Menurut ulama ushul fikih, terdapat dua definisi haram, yaitu dari segi batasan dan esensinya, serta dari segi bentuk dan sifatnya.

Dari segi batasan dan esensinya, Imam al Ghazali merumuskan haram dengan sesuatu yang dituntut syari' (Allah SWT dan Rasul-Nya) untuk ditinggalkan melalui tuntutan secara pasti dan mengikat. Adapun dari segi bentuk dan sifatnya, Imam al Baidawi, tokoh ushul fikih Mazhab Syafi'i, merumuskan haram dengan 'suatu perbuatan yang pelakunya dicela'. Ada juga ulama ushul fikih yang menambahkan dalam rumusan tersebut dengan kalimat '..dan orang yang meninggalkannya dipuji', sebagai lawan dari pengertian wajib.

Istilah-istilah yang mirip dan semakna dengan haram dalam ushul fikih adalah al-mahzur (yang dihindari), al-ma'siyah (maksiat), az-zanb (dosa), al-mamnu (yang dilarang), al-qabih (yang buruk/jelek), as-sai'ah (jelek), al-fahisyah (yang keji), al-ism (dosa) dan al-mazjur'anh (yang dicegah darinya).

 

Bagi ulama Mazhab Hanafi, suatu dalil yang menunjuk hukum haram kualitasnya harus dalil yang qat'i (pasti). Jika dalil tersebut kualitasnya zanni (relatif), maka mereka disebut makruh tahrim. Sedangkan jumhur ulama ushul fikih tidak membedakan antara dalil yang qat'i dan yang zanni. Menurut mereka, asal dalil itu mengacu kepada ungkapan-ungkapan yang mengacu pada keharaman, baik dalilnya qat'i maupun zanni, maka hukumnya tetap haram.

Sementara itu, pembagian haram ada dua. Apabila keharaman itu terkait dengan esensi perbuatan, maka disebut dengan haram li zatih (haram karena zatnya). Dan apabila terkait dengan sesuatu yang di luar esensi yang diharamkan, tetapi berbentuk ke-mafsadat-an, maka disebut haram li gairih (haram karena yang lain).
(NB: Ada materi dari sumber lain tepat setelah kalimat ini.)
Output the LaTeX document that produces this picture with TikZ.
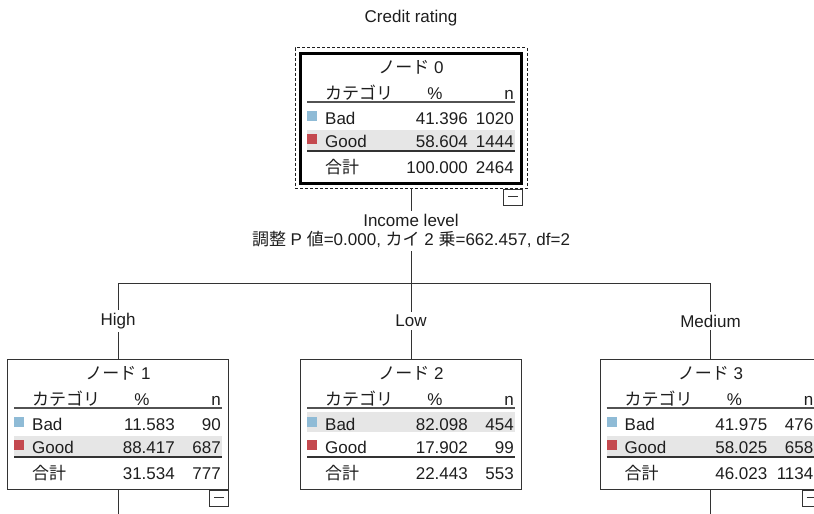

Lebih jelasnya, haram li zatih adalah suatu keharaman yang sejak semuka ditentukan syar'i bahwa hal itu haram, misalnya, memakan bangkai, babi, minum minuman keras, berzina, membunuh dan memakan harta anak yatim. Keharaman pada hal-hal di atas adalah keharaman pada zat (esensi) pekerjaan itu sendiri.

Sedangkan haram li gairih yaitu sesuatu yang pada mulanya disyariatkan, akan tetapi dibarengi oleh suatu yang bersifat mudharat bagi manusia, keharamannya disebabkan adanya mudharat itu. Contohnya, melaksanakan shalat dengan pakaian yang di-gasab (mengambil barang orang lain tanpa izin), bertransaksi jual beli saat kumandang adzan shalat Jumatm, atau berpuasa di hari raya Idul Fitri.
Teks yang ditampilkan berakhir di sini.